▶ _Challenge_
Your copy of the material must match it exactly, except that pictures are dropped.

|---|

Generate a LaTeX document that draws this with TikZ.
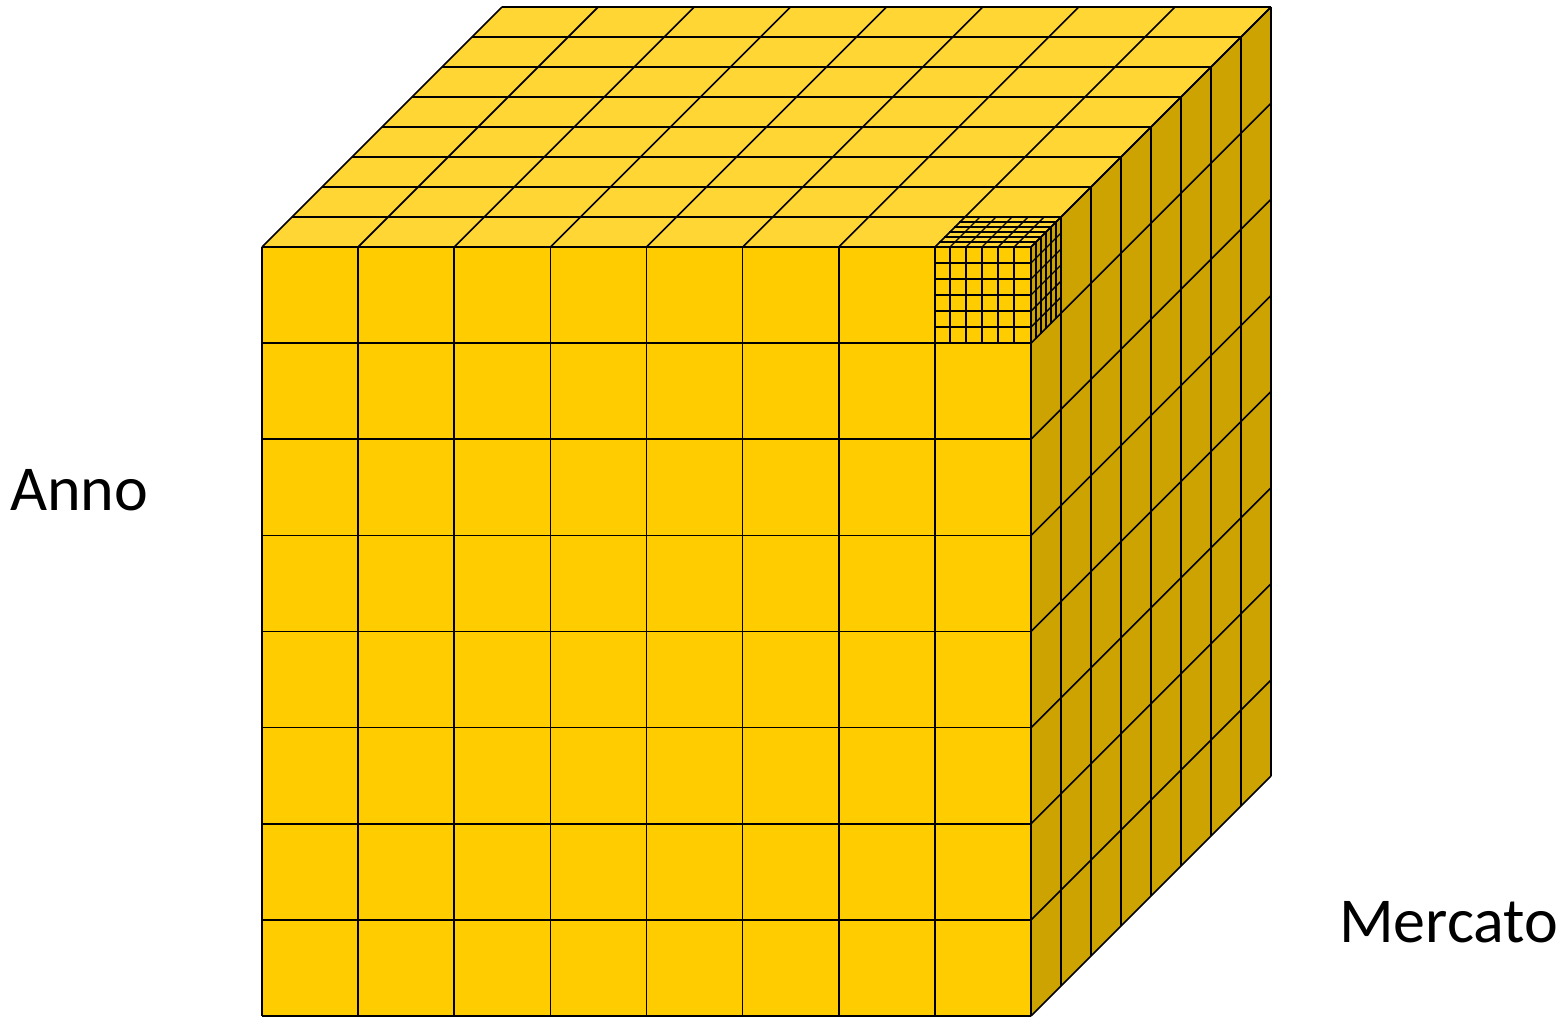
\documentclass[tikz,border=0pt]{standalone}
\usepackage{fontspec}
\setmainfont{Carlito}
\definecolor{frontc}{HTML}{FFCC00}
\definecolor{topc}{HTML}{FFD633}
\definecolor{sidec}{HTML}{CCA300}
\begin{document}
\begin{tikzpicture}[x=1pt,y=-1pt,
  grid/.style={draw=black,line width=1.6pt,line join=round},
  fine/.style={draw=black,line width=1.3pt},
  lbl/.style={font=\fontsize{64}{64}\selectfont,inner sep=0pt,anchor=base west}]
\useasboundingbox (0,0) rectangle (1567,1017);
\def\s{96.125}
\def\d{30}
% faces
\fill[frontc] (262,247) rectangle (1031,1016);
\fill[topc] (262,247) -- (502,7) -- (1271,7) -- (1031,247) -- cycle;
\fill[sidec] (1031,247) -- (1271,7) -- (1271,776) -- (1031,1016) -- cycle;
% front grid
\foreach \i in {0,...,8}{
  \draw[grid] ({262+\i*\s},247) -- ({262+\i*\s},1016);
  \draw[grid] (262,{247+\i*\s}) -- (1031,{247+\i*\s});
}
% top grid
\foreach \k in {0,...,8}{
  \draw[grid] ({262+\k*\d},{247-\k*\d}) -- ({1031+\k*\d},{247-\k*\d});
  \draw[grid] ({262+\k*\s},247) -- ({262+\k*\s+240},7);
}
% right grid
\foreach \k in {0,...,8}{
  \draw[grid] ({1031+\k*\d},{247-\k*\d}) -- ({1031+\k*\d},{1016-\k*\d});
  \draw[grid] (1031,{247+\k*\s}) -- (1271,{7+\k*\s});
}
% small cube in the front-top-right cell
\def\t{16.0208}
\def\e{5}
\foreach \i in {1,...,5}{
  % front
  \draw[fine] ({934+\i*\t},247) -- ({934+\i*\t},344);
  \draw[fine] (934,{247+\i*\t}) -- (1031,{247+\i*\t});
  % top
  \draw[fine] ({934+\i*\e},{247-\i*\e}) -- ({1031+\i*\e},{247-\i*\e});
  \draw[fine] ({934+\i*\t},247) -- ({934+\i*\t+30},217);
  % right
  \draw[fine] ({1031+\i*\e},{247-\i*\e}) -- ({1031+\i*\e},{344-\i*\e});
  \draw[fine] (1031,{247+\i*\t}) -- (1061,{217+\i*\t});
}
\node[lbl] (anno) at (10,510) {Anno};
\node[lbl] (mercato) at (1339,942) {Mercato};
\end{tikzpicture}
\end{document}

|---|

▶ _Full output_
Generate a LaTeX document that draws this with TikZ.
\documentclass[tikz,border=0pt]{standalone}
\usepackage{fontspec}
\setmainfont{Carlito}
\definecolor{frontc}{HTML}{FFCC00}
\definecolor{topc}{HTML}{FFD633}
\definecolor{sidec}{HTML}{CCA300}
\begin{document}
\begin{tikzpicture}[x=1pt,y=-1pt,
  grid/.style={draw=black,line width=1.6pt,line join=round},
  fine/.style={draw=black,line width=1.3pt},
  lbl/.style={font=\fontsize{64}{64}\selectfont,inner sep=0pt,anchor=base west}]
\useasboundingbox (0,0) rectangle (1567,1017);
\def\s{96.125}
\def\d{30}
% faces
\fill[frontc] (262,247) rectangle (1031,1016);
\fill[topc] (262,247) -- (502,7) -- (1271,7) -- (1031,247) -- cycle;
\fill[sidec] (1031,247) -- (1271,7) -- (1271,776) -- (1031,1016) -- cycle;
% front grid
\foreach \i in {0,...,8}{
  \draw[grid] ({262+\i*\s},247) -- ({262+\i*\s},1016);
  \draw[grid] (262,{247+\i*\s}) -- (1031,{247+\i*\s});
}
% top grid
\foreach \k in {0,...,8}{
  \draw[grid] ({262+\k*\d},{247-\k*\d}) -- ({1031+\k*\d},{247-\k*\d});
  \draw[grid] ({262+\k*\s},247) -- ({262+\k*\s+240},7);
}
% right grid
\foreach \k in {0,...,8}{
  \draw[grid] ({1031+\k*\d},{247-\k*\d}) -- ({1031+\k*\d},{1016-\k*\d});
  \draw[grid] (1031,{247+\k*\s}) -- (1271,{7+\k*\s});
}
% small cube in the front-top-right cell
\def\t{16.0208}
\def\e{5}
\foreach \i in {1,...,5}{
  % front
  \draw[fine] ({934+\i*\t},247) -- ({934+\i*\t},344);
  \draw[fine] (934,{247+\i*\t}) -- (1031,{247+\i*\t});
  % top
  \draw[fine] ({934+\i*\e},{247-\i*\e}) -- ({1031+\i*\e},{247-\i*\e});
  \draw[fine] ({934+\i*\t},247) -- ({934+\i*\t+30},217);
  % right
  \draw[fine] ({1031+\i*\e},{247-\i*\e}) -- ({1031+\i*\e},{344-\i*\e});
  \draw[fine] (1031,{247+\i*\t}) -- (1061,{217+\i*\t});
}
\node[lbl] (anno) at (10,510) {Anno};
\node[lbl] (mercato) at (1339,942) {Mercato};
\end{tikzpicture}
\end{document}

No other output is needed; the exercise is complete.